+++ DATA PROVIDED +++

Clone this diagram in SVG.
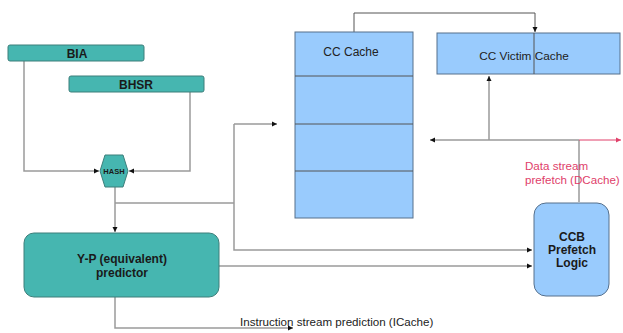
<svg xmlns="http://www.w3.org/2000/svg" width="623" height="333" viewBox="0 0 623 333">
<defs>
<style>
.teal{fill:#46b6b0;stroke:#3d7f7b;stroke-width:1}
.blue{fill:#99cbfd;stroke:#56708c;stroke-width:1}
.ln{fill:none;stroke:#9a9a9a;stroke-width:1.5}
.dk{fill:none;stroke:#555;stroke-width:1}
.b{font-family:"Liberation Sans",Arial,sans-serif;font-weight:bold;fill:#1a1a1a;text-anchor:middle}
.t{font-family:"Liberation Sans",Arial,sans-serif;fill:#222}
.red{font-family:"Liberation Sans",Arial,sans-serif;fill:#e0406a}
</style>
<marker id="ah" markerWidth="6" markerHeight="6" refX="5" refY="3" orient="auto" markerUnits="userSpaceOnUse">
<path d="M0,0.5 L5,3 L0,5.5 z" fill="#111"/>
</marker>
<marker id="ahr" markerWidth="6" markerHeight="6" refX="5" refY="3" orient="auto" markerUnits="userSpaceOnUse">
<path d="M0,0.5 L5,3 L0,5.5 z" fill="#e0406a"/>
</marker>
</defs>
<g id="connectors">
<path class="ln" d="M24,61 V171 H99" marker-end="url(#ah)"/>
<path class="ln" d="M190,92 V171 H129" marker-end="url(#ah)"/>
<path class="ln" d="M115,187 V232" marker-end="url(#ah)"/>
<path class="ln" d="M115,203 H234"/>
<path class="ln" d="M234,124 V250 H532" marker-end="url(#ah)"/>
<path class="ln" d="M234,124 H277" marker-end="url(#ah)"/>
<path class="ln" d="M219,266 H532" marker-end="url(#ah)"/>
<path class="ln" d="M115,297 V328 H293" marker-end="url(#ah)"/>
<path class="dk" d="M354,32 V13 H535 V32" marker-end="url(#ah)"/>
<path class="ln" d="M579,140 H430" marker-end="url(#ah)"/>
<path class="ln" d="M489,140 V76" marker-end="url(#ah)"/>
<path class="ln" d="M579,202 V140"/>
<path fill="none" stroke="#e0406a" stroke-width="1" d="M579,140 H621" marker-end="url(#ahr)"/>
</g>
<g id="bia">
<rect class="teal" x="8" y="45" width="136" height="16" rx="2"/>
<text class="b" x="77" y="58" font-size="12">BIA</text>
</g>
<g id="bhsr">
<rect class="teal" x="69" y="76" width="135" height="16" rx="2"/>
<text class="b" x="136" y="89" font-size="12">BHSR</text>
</g>
<g id="hash">
<polygon class="teal" points="105,155 123,155 128,171 123,187 105,187 100,171"/>
<text class="b" x="114" y="174" font-size="7.5">HASH</text>
</g>
<g id="yp">
<rect class="teal" x="24" y="233" width="195" height="64" rx="10"/>
<text class="b" x="122" y="263" font-size="12">Y-P (equivalent)</text>
<text class="b" x="122" y="277" font-size="12">predictor</text>
</g>
<g id="cccache">
<rect class="blue" x="295" y="32" width="118" height="186"/>
<path class="dk" d="M295,76 H413 M295,124 H413 M295,171 H413"/>
<text class="t" x="351" y="56" font-size="12" text-anchor="middle">CC Cache</text>
</g>
<g id="victim">
<rect class="blue" x="437" y="33" width="183" height="41"/>
<path class="dk" d="M534,33 V74"/>
<text class="t" x="524" y="60" font-size="11.8" text-anchor="middle">CC Victim Cache</text>
</g>
<g id="ccb">
<rect class="blue" x="534" y="203" width="75" height="93" rx="12"/>
<text class="b" x="572" y="241" font-size="12">CCB</text>
<text class="b" x="572" y="254" font-size="12">Prefetch</text>
<text class="b" x="572" y="267" font-size="12">Logic</text>
</g>
<g id="labels">
<text class="red" x="525" y="170" font-size="11.6">Data stream</text>
<text class="red" x="525" y="184" font-size="11.6">prefetch (DCache)</text>
<text class="t" x="240" y="326" font-size="11.6">Instruction stream prediction (ICache)</text>
</g>
</svg>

+++

> [DIRECTIVE] Copy out the whole listing exactly, and don't carry over any pictures.

> [FINAL ANSWER]
Clone this diagram in SVG.
<svg xmlns="http://www.w3.org/2000/svg" width="623" height="333" viewBox="0 0 623 333">
<defs>
<style>
.teal{fill:#46b6b0;stroke:#3d7f7b;stroke-width:1}
.blue{fill:#99cbfd;stroke:#56708c;stroke-width:1}
.ln{fill:none;stroke:#9a9a9a;stroke-width:1.5}
.dk{fill:none;stroke:#555;stroke-width:1}
.b{font-family:"Liberation Sans",Arial,sans-serif;font-weight:bold;fill:#1a1a1a;text-anchor:middle}
.t{font-family:"Liberation Sans",Arial,sans-serif;fill:#222}
.red{font-family:"Liberation Sans",Arial,sans-serif;fill:#e0406a}
</style>
<marker id="ah" markerWidth="6" markerHeight="6" refX="5" refY="3" orient="auto" markerUnits="userSpaceOnUse">
<path d="M0,0.5 L5,3 L0,5.5 z" fill="#111"/>
</marker>
<marker id="ahr" markerWidth="6" markerHeight="6" refX="5" refY="3" orient="auto" markerUnits="userSpaceOnUse">
<path d="M0,0.5 L5,3 L0,5.5 z" fill="#e0406a"/>
</marker>
</defs>
<g id="connectors">
<path class="ln" d="M24,61 V171 H99" marker-end="url(#ah)"/>
<path class="ln" d="M190,92 V171 H129" marker-end="url(#ah)"/>
<path class="ln" d="M115,187 V232" marker-end="url(#ah)"/>
<path class="ln" d="M115,203 H234"/>
<path class="ln" d="M234,124 V250 H532" marker-end="url(#ah)"/>
<path class="ln" d="M234,124 H277" marker-end="url(#ah)"/>
<path class="ln" d="M219,266 H532" marker-end="url(#ah)"/>
<path class="ln" d="M115,297 V328 H293" marker-end="url(#ah)"/>
<path class="dk" d="M354,32 V13 H535 V32" marker-end="url(#ah)"/>
<path class="ln" d="M579,140 H430" marker-end="url(#ah)"/>
<path class="ln" d="M489,140 V76" marker-end="url(#ah)"/>
<path class="ln" d="M579,202 V140"/>
<path fill="none" stroke="#e0406a" stroke-width="1" d="M579,140 H621" marker-end="url(#ahr)"/>
</g>
<g id="bia">
<rect class="teal" x="8" y="45" width="136" height="16" rx="2"/>
<text class="b" x="77" y="58" font-size="12">BIA</text>
</g>
<g id="bhsr">
<rect class="teal" x="69" y="76" width="135" height="16" rx="2"/>
<text class="b" x="136" y="89" font-size="12">BHSR</text>
</g>
<g id="hash">
<polygon class="teal" points="105,155 123,155 128,171 123,187 105,187 100,171"/>
<text class="b" x="114" y="174" font-size="7.5">HASH</text>
</g>
<g id="yp">
<rect class="teal" x="24" y="233" width="195" height="64" rx="10"/>
<text class="b" x="122" y="263" font-size="12">Y-P (equivalent)</text>
<text class="b" x="122" y="277" font-size="12">predictor</text>
</g>
<g id="cccache">
<rect class="blue" x="295" y="32" width="118" height="186"/>
<path class="dk" d="M295,76 H413 M295,124 H413 M295,171 H413"/>
<text class="t" x="351" y="56" font-size="12" text-anchor="middle">CC Cache</text>
</g>
<g id="victim">
<rect class="blue" x="437" y="33" width="183" height="41"/>
<path class="dk" d="M534,33 V74"/>
<text class="t" x="524" y="60" font-size="11.8" text-anchor="middle">CC Victim Cache</text>
</g>
<g id="ccb">
<rect class="blue" x="534" y="203" width="75" height="93" rx="12"/>
<text class="b" x="572" y="241" font-size="12">CCB</text>
<text class="b" x="572" y="254" font-size="12">Prefetch</text>
<text class="b" x="572" y="267" font-size="12">Logic</text>
</g>
<g id="labels">
<text class="red" x="525" y="170" font-size="11.6">Data stream</text>
<text class="red" x="525" y="184" font-size="11.6">prefetch (DCache)</text>
<text class="t" x="240" y="326" font-size="11.6">Instruction stream prediction (ICache)</text>
</g>
</svg>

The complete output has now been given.